A key element in John Holland's approach to the study of complex adaptive systems has been the emergence of interesting macro-level phenomena from a number of simple rules at the micro level. Hamilton, an early member of the BACH brainstorming group that Holland thanks in his introduction to Emergence, used this approach to show that group formation could emerge naturally from individuals' "concerns" over predation in a one-dimensional environment. In this chapter, we use Holland's approach to extend Hamilton's study to include food competition, along with predation, in a two-dimensional world.

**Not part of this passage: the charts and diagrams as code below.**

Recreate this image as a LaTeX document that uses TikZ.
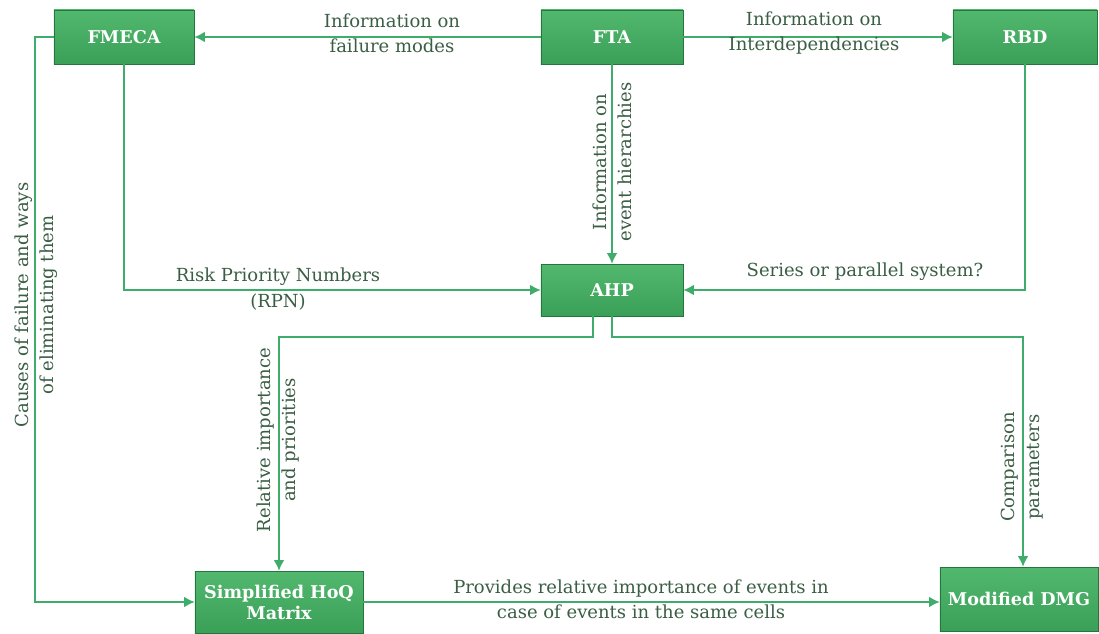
\documentclass[tikz,border=0pt]{standalone}
\usepackage{fontspec}
\setmainfont{DejaVu Serif}
\usepackage{tikz}
\usetikzlibrary{arrows.meta,shapes,positioning,shadows}
\usepackage{xcolor}
\definecolor{hqgreen}{RGB}{58,160,88}
\definecolor{hqlightgreen}{RGB}{82,184,110}
\definecolor{hqdarkgreen}{RGB}{36,118,62}
\definecolor{hqline}{RGB}{62,172,106}
\definecolor{hqtext}{RGB}{58,94,68}
\tikzstyle{arrow} = [line width=1pt,->,>={Latex[length=7.5pt,width=7.5pt]},color=hqline]
\tikzstyle{toolbox} = [rectangle, minimum width=3.55cm, minimum height=1.35cm, text centered, align=center, draw=hqdarkgreen, top color=hqlightgreen, bottom color=hqgreen, text=white, font=\bfseries\fontsize{12.5}{15}\selectfont, drop shadow={opacity=0.2, shadow xshift=0.6pt, shadow yshift=-0.6pt}]
\tikzstyle{flowlabel} = [text=hqtext, align=center, inner sep=1pt, font=\fontsize{12.8}{18}\selectfont]

\begin{document}
\begin{tikzpicture}[x=0.025cm, y=-0.025cm]
\useasboundingbox (0,0) rectangle (1099,633);

% Tools on top
\node (fmeca) [toolbox, minimum width=3.5cm] at (124,37) {FMECA};
\node (fta) [toolbox] at (612,37) {FTA};
\node (rbd) [toolbox, minimum width=3.6cm] at (1025,37) {RBD};

% Central step
\node (ahp) [toolbox, minimum height=1.3cm] at (612,290) {AHP};

% Outputs
\node (hoq) [toolbox, minimum width=4.2cm, minimum height=1.55cm] at (279,602) {Simplified HoQ\\Matrix};
\node (dmg) [toolbox, minimum width=3.95cm, minimum height=1.6cm] at (1019,599) {Modified DMG};

% Bends
\coordinate (cleft) at (35,37);
\coordinate (jleft) at (593,337);
\coordinate (jright) at (1023,337);

\draw[arrow] (fta) -- (fmeca);
\draw[arrow] (fta) -- (rbd);
\draw[arrow] (fta) -- (ahp);
\draw[arrow] (fmeca.south) |- (ahp.west);
\draw[arrow] (rbd.south) |- (ahp.east);
\draw[arrow] (fmeca.west) -- (cleft) |- (hoq.west);
\draw[arrow] (ahp.south -| jleft) -- (jleft) -| (hoq.north);
\draw[arrow] (ahp.south) |- (jright) -- (jright |- dmg.north);
\draw[arrow] (hoq.east) -- (hoq.east -| dmg.west);

% Labels
\node (lfail) [flowlabel] at (392,33) {Information on\\failure modes};
\node (linter) [flowlabel] at (814,33) {Information on\\Interdependencies};
\node (levent) [flowlabel, rotate=90] at (612,162) {Information on\\event hierarchies};
\node (lrpn) [flowlabel] at (278,289) {Risk Priority Numbers\\(RPN)};
\node (lseries) [flowlabel] at (865,272) {Series or parallel system?};
\node (lcause) [flowlabel, rotate=90] at (36,305) {Causes of failure and ways\\of eliminating them};
\node (lrel) [flowlabel, rotate=90] at (278,440) {Relative importance\\and priorities};
\node (lcomp) [flowlabel, rotate=90] at (1022,467) {Comparison\\parameters};
\node (lprov) [flowlabel] at (641,599) {Provides relative importance of events in\\case of events in the same cells};
\end{tikzpicture}
\end{document}
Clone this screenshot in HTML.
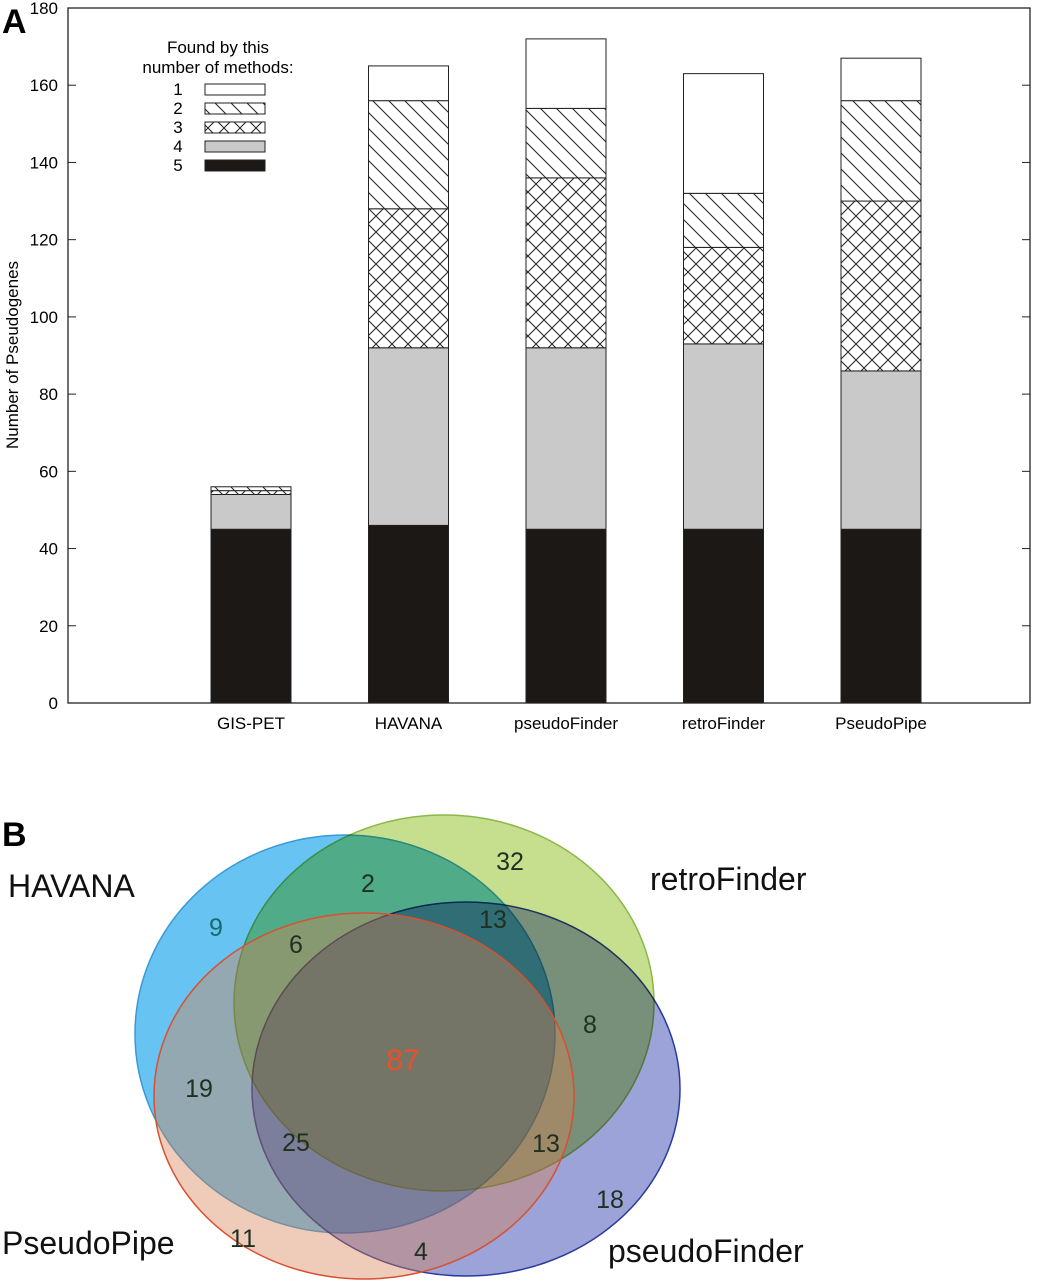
<!DOCTYPE html>
<html><head><meta charset="utf-8"><style>
body{margin:0;background:#fff;width:1039px;height:1280px;overflow:hidden}
svg{display:block;font-family:"Liberation Sans",Arial,sans-serif}
</style></head><body>
<svg width="1039" height="1280" viewBox="0 0 1039 1280">
<defs>
<pattern id="p2" width="16" height="16" patternUnits="userSpaceOnUse"><rect width="16" height="16" fill="#fff"/><path d="M-4,-4L20,20M-4,12L4,20M12,-4L20,4" stroke="#222" stroke-width="1"/></pattern>
<pattern id="p3" width="16" height="16" patternUnits="userSpaceOnUse"><rect width="16" height="16" fill="#fff"/><path d="M-4,-4L20,20M-4,12L4,20M12,-4L20,4M-4,20L20,-4M-4,4L4,-4M12,20L20,12" stroke="#222" stroke-width="1"/></pattern>
</defs>
<text x="2" y="33" font-size="34" font-weight="bold">A</text>
<g id="chartA"></g>
<g id="venn" style="isolation:isolate"></g>
<text x="2" y="846" font-size="34" font-weight="bold">B</text>
</svg>
<script>
const categories=["GIS-PET","HAVANA","pseudoFinder","retroFinder","PseudoPipe"];
const found5=[45,46,45,45,45];
const found4=[9,46,47,48,41];
const found3=[1,36,44,25,44];
const found2=[1,28,18,14,26];
const found1=[0,9,18,31,11];
const yTicks=[0,20,40,60,80,100,120,140,160,180];
const legendLabels=["1","2","3","4","5"];
const vennCounts=["9","2","32","13","6","87","8","19","13","25","18","11","4"];
const vennSets=["HAVANA","retroFinder","pseudoFinder","PseudoPipe"];

const NS="http://www.w3.org/2000/svg";
function mk(tag,attrs,parent,txt){const e=document.createElementNS(NS,tag);for(const k in attrs)e.setAttribute(k,attrs[k]);if(txt!==undefined)e.textContent=txt;parent.appendChild(e);return e;}
const L=68,R=1030,T=8,B=703,YMAX=180;
const y=v=>B-(v/YMAX)*(B-T);
const xc=i=>251+i*157.5;
const g=document.getElementById('chartA');
const frame=mk('rect',{x:L,y:T,width:R-L,height:B-T,fill:'none',stroke:'#222','stroke-width':1.3},g);


yTicks.forEach(t=>{
  const l=mk('line',{x1:L,x2:L+8,y1:y(t),y2:y(t),stroke:'#222'},g);
  
  
  const l2=mk('line',{x1:R-8,x2:R,y1:y(t),y2:y(t),stroke:'#222'},g);
  
  
  const tx=mk('text',{x:L-10,y:y(t)+6,'font-size':17,'text-anchor':'end'},g,t);
  
  
});
const yt=mk('text',{x:18,y:355,'font-size':17,'text-anchor':'middle',transform:'rotate(-90 18 355)'},g,'Number of Pseudogenes');


const series=[found5,found4,found3,found2,found1];
const fills=['#1c1816','#c9c9c9','url(#p3)','url(#p2)','#fff'];
categories.forEach((c,i)=>{
  const xt=mk('line',{x1:xc(i),x2:xc(i),y1:B,y2:B-8,stroke:'#222'},g);
  
  
  let acc=0;
  series.forEach((s,k)=>{
    const v=s[i]; if(v<=0){return;}
    const r=mk('rect',{x:xc(i)-40,y:y(acc+v),width:80,height:y(acc)-y(acc+v),fill:fills[k],stroke:'#222','stroke-width':1},g);
    
    
    acc+=v;
  });
  const lb=mk('text',{x:xc(i),y:729,'font-size':17,'text-anchor':'middle'},g,c);
  
  
});
const lt=mk('text',{x:218,y:53,'font-size':17,'text-anchor':'middle'},g,'Found by this');


const lt2=mk('text',{x:218,y:73,'font-size':17,'text-anchor':'middle'},g,'number of methods:');


const legFills=['#fff','url(#p2)','url(#p3)','#c9c9c9','#1c1816'];
legendLabels.forEach((lab,k)=>{
  const yy=89+k*19;
  const t=mk('text',{x:178,y:yy+6,'font-size':17,'text-anchor':'middle'},g,lab);
  
  
  const r=mk('rect',{x:205,y:yy-5,width:60,height:11,fill:legFills[k],stroke:'#222'},g);
  
  
});
// Venn
const v=document.getElementById('venn');
const ells=[[345,1034,210,199,'#4cb8ee','#3a9ad8',0.85,'multiply'],[444,1003,210,188,'#b2d46a','#8ab848',0.75,'multiply'],[466,1089,214,187,'#5866c0','#2a3aa0',0.6,'multiply'],[364,1096,210,183,'#d88050','#d85030',0.4,'normal']];
ells.forEach((e,i)=>{
  const el=mk('ellipse',{cx:e[0],cy:e[1],rx:e[2],ry:e[3],fill:e[4],'fill-opacity':e[6],stroke:e[5],'stroke-width':1.5,style:'mix-blend-mode:'+e[7]},v);
  
  
});
const cpos=[[216,936],[368,892],[510,870],[493,928],[296,953],[403,1070],[590,1033],[199,1097],[546,1152],[296,1151],[610,1208],[243,1247],[421,1260]];
vennCounts.forEach((c,i)=>{
  const t=mk('text',{x:cpos[i][0],y:cpos[i][1],'font-size':i==5?30:25,'text-anchor':'middle',fill:i==5?'#e8502a':(i==0?'#1a6a6a':'#1f3020')},v,c);
  
  
});
const lpos=[[8,897,'start'],[650,890,'start'],[608,1262,'start'],[2,1254,'start']];
vennSets.forEach((s,i)=>{
  const t=mk('text',{x:lpos[i][0],y:lpos[i][1],'font-size':32,'text-anchor':lpos[i][2],fill:'#111'},v,s);
  
  
});
</script>
</body></html>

In the spirit of Holland's approach, we combine empirical data, mathematical modeling, and computer simulation to understand more completely the behaviors that emerge at the group level from individual activities. Group living over extended time entails automatic and substantial costs: disease and parasite transmission, and constant competition for resources. It will, thus, evolve only when specific benefits outweigh the automatic costs [1, 4, 14, 16, 24, 26, 29, 35]. Yet many animals group together, under a variety of conditions. Determining the functionally important costs and benefits in any case is important, but often difficult. Hamilton's seminal paper "Geometry for the Selfish Herd" [4] used a functionally one-dimensional model in which extremely simple rules generated grouping: in a one-dimensional system with a random predator, a prey's domain of danger (the arc in which it was the individual closest to the predator) was reduced by having neighbors. Empirical work since has suggested a variety of particular ways in which heightened safety might arise; these are neither true alternatives, nor easy to distinguish empirically. Other benefits proposed have been: increased foraging efficiency under specified circumstances (i.e., patchily distributed food that is neither consumable nor economically defensible), and for fish, possibly efficiency of movement generated by use of vortices (see Parrish and Hamner [25] for a recent review). Here we examine groups of fish to focus our discussion of the costs and benefits of grouping in fish "congregations" [27]. Congregations typically (1) have distinct edges and relatively uniform densities, and (2) can show alignment and coordinated movement of individuals ("schooling" in fish).